Dan akhirnya siang itu saya menyebrang ke pulau yang tidak masuk ke dalam itinerary dengan biaya 75 ribu rupiah.

Sejak pagi hinggak pukul 20:00 WITA tersedia speed boat kecil yang akan mengantarkan penumpang setiap setengah jam. Dari pulau berpasir putih terlihat pelayaran dan aktivitas bongkar muat kapal pelabuhan Soekarno Hatta.

Aktivitas perkapalan di dekat pelabuhan kota Makassar
Aktivitas perkapalan di dekat pelabuhan kota Makassar

Meski terumbu karangnya tidak seindah di Selayar tapi cukup mengobati kerinduan akan pulau cantik di Indonesia timur. Beberapa pengunjung berenang dan melakukan aktivitas snorkeling. Memang ada ikannya? Pasti ada, karena salah satu tujuan orang ke sini untuk memancing.

Dari pelantar pulau Kayangan terlihat pelabuhan dengan kapal besar.
Dari pelantar pulau Kayangan terlihat pelabuhan dengan kapal besar.

Beberapa fasilitas permainan juga tersedia bagi mereka yang tidak hanya ingin berenang atau leyeh-leyeh di pantai. Mau menginap juga bisa karena ada pondokan yang harganya cukup terjangkau bagi wisatawan domestik. Dan saya pilih leyeh-leyeh karena biasanya di Batam pantai dengan pemandangan pelabuhan nggak ada yang pasirnya putih kaya gini.

Dari aktivits nelayan ini sepertinya di bawah sana banyak ikan
Dari aktivits nelayan ini sepertinya di bawah sana banyak ikan

Jelang sore sayapun menjadi galau mau melewatkan senja di pulau Kayangan atau di pantai Losari. Kalau melewatkan senja di sini maka harus membayar ongkos tambahan kapal sebesar 25 ribu rupiah jika kembali ke pelabuhan di atas pukul 8 malam. Rasanya suasana senja akan terasa lebih seru di pantai Loasari. Dan pilihan jatuh di pantai Losari, sesampai di pelabuhan saya langsung menumpang ojek online untuk mempercepat langkah.

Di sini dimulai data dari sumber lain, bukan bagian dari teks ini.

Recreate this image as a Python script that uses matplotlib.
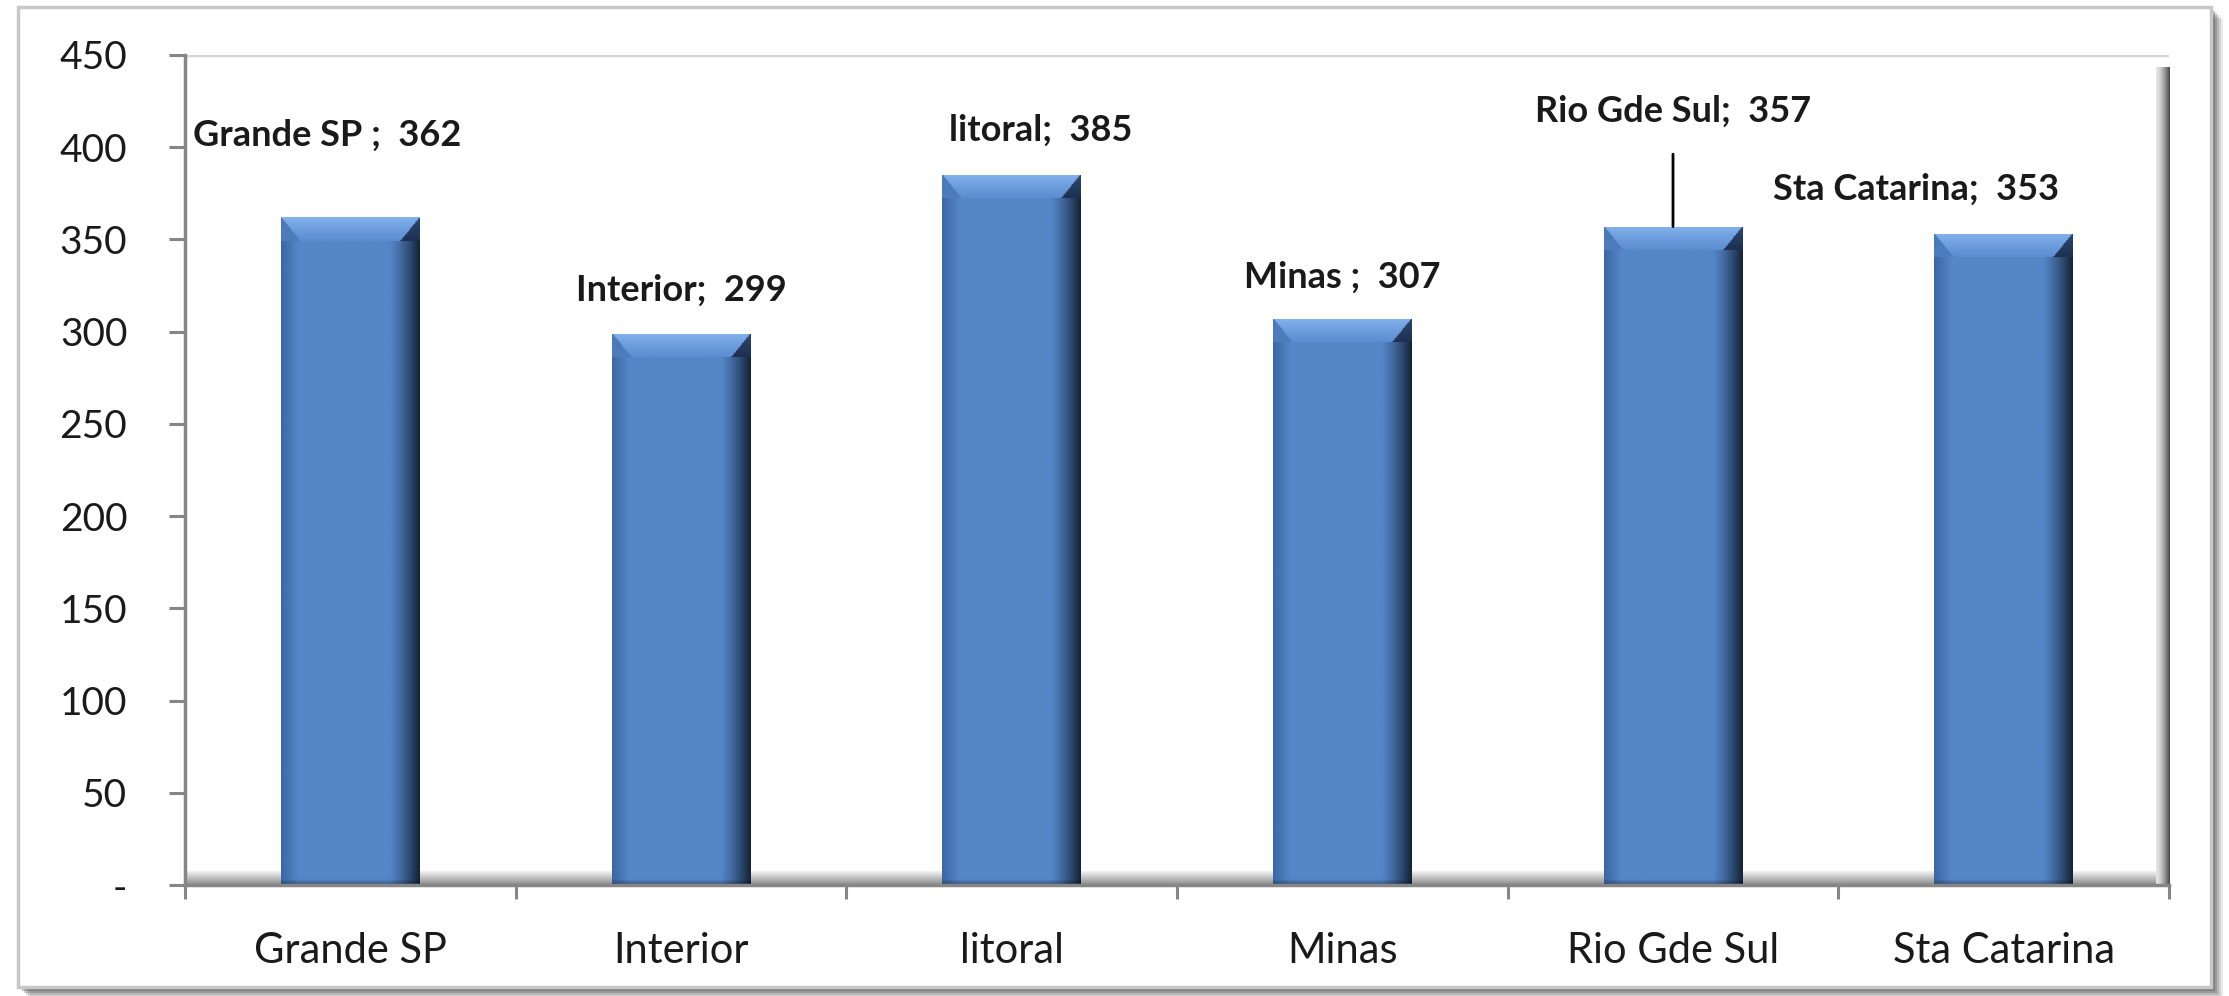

Pantai Losari yang selalu ramai jelang senja
Pantai Losari yang selalu ramai jelang senja

Kemeriahan pantai Losari tak pernah berubah dibandingkan 7 tahun lalu. Saya menikmati menanti senja bersama keriuhan warga dan aneka jajanan khas Makassar. Puncak kemeriahan semakin terasa tak kala sebuah perahu pinisi merapat dan berlahan malam merayapi kota Makassar yang semakin gemerlap.

Kapal besar berlabuh di Losari
Kapal besar berlabuh di Losari

Merayapi Ramang-Ramang

Semua hari memang sama tapi kalau ini hari terakhir di tahun 2017, kira-kira apa keinginanmu yang belum terwujud. Wah masih  banyak resolusi yang menjadi abadi karena ditargetkan setiap tahun tapi tak pernah kesampaian. Salah satunya menurunkan berat badan 😀 . Tapi sudahlah sedikit kelebihan berat badan tidak mengapa asal bahagia.

Sisa hujan deras tergambar jelas dari dalam kamar, saya berharap siang ini langit cerah. Soalnya saya mau ke Ramang-Ramang, itu lho hutan  terbesar dan terindah kedua di Dunia setelah Karst di Yunnan, Cina Selatan, Cina. Iya beneran ini ada di Indonesia, di pulau Sulawesi tepatnya di kabupaten Maros.

Karena lokasinya cukup jauh dari Makassar,  seorang rekan menyarankan saya agar  menyewa kendaraan. Tapi jelang akhir tahun seperti ini mencari sewa kendaraan roda empat sama susahnya dengan mencari jodoh, kebanyakan sudah di booking  jauh-jauh hari. Mas yang dibooking itu bukan jodoh  tapi PSK. *eeh lambe*

Sepertinya ini satu satunya foto jalan-jalan akhir tahun 2017
Sepertinya ini satu satunya foto jalan-jalan akhir tahun 2017

Iseng saya mencoba memesan taksi online dan ternyata tarif ke Dermaga Ramang-Ramang 150 ribu rupiah. Wah boleh juga nih, artinya pulang pergi 300 ribu hampir sama dengan sewa mobil.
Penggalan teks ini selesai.